===== Dataset extract
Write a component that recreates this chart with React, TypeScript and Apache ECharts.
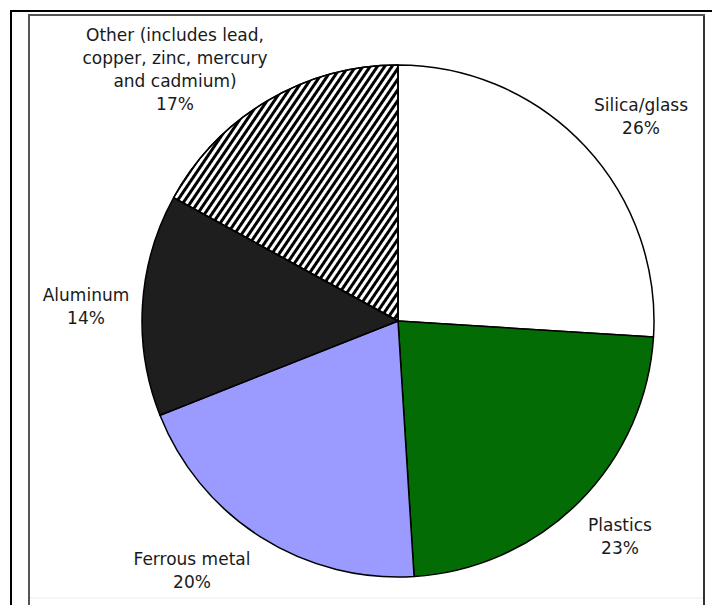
import React, { useEffect, useRef } from "react";
import * as echarts from "echarts";

// Composition of material categories, in percent, clockwise from 12 o'clock
const materials = [
  "Silica/glass",
  "Plastics",
  "Ferrous metal",
  "Aluminum",
  "Other (includes lead,\ncopper, zinc, mercury\nand cadmium)",
];
const shares = [26, 23, 20, 14, 17];

// Label anchor points (centre of each text block), in pixels
const labelAnchors: [number, number][] = [
  [641, 116],
  [620, 536],
  [192, 570],
  [86, 306],
  [175, 69],
];

const sliceFills = ["#ffffff", "#046c04", "#9a9aff", "#1e1e1e", "#ffffff"];

export default function App() {
  const ref = useRef<HTMLDivElement>(null);

  useEffect(() => {
    if (!ref.current) return;
    const chart = echarts.init(ref.current, undefined, { renderer: "svg" });

    const data = materials.map((name, i) => {
      const item: any = {
        name,
        value: shares[i],
        itemStyle: { color: sliceFills[i] },
      };
      if (i === 4) {
        // hatched slice: black diagonal stripes on white
        item.itemStyle.decal = {
          symbol: "rect",
          symbolSize: 1,
          color: "#000000",
          backgroundColor: "#ffffff",
          dashArrayX: [1, 0],
          dashArrayY: [3, 3],
          rotation: -0.31 * Math.PI,
        };
      }
      return item;
    });

    chart.setOption({
      animation: false,
      backgroundColor: "#ffffff",
      graphic: [
        // outer frame
        { type: "line", shape: { x1: 11, y1: 10, x2: 11, y2: 605 }, style: { stroke: "#000", lineWidth: 2 } },
        { type: "line", shape: { x1: 10, y1: 11, x2: 712, y2: 11 }, style: { stroke: "#000", lineWidth: 2 } },
        // inner frame
        { type: "line", shape: { x1: 29, y1: 14, x2: 29, y2: 605 }, style: { stroke: "#555", lineWidth: 2 } },
        { type: "line", shape: { x1: 704, y1: 14, x2: 704, y2: 605 }, style: { stroke: "#333", lineWidth: 2 } },
        { type: "line", shape: { x1: 28, y1: 15, x2: 705, y2: 15 }, style: { stroke: "#555", lineWidth: 2 } },
        { type: "line", shape: { x1: 30, y1: 598, x2: 703, y2: 598 }, style: { stroke: "#ececec", lineWidth: 1 } },
      ],
      series: [
        {
          type: "pie",
          center: [398, 321],
          radius: 256,
          startAngle: 90,
          clockwise: true,
          silent: true,
          data,
          itemStyle: { borderColor: "#000", borderWidth: 1.5 },
          label: {
            show: true,
            position: "outside",
            overflow: "none",
            formatter: "{b}\n{c}%",
            fontFamily: "DejaVu Sans",
            fontSize: 17,
            lineHeight: 23,
            color: "#1a1a1a",
          },
          labelLine: { show: false },
          labelLayout: (params: any) => {
            const p = labelAnchors[params.dataIndex];
            return { x: p[0], y: p[1], align: "center", verticalAlign: "middle" };
          },
        },
      ],
    });

    return () => chart.dispose();
  }, []);

  return (
    <div
      ref={ref}
      style={{ position: "fixed", left: 0, top: 0, width: 712, height: 605 }}
    />
  );
}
==========
# Goal:
Everything from the top line of the data down to and including the line with "import * as" is to be copied, except the pictures.

# Solution:
Write a component that recreates this chart with React, TypeScript and Apache ECharts.
import React, { useEffect, useRef } from "react";
import * as echarts from "echarts";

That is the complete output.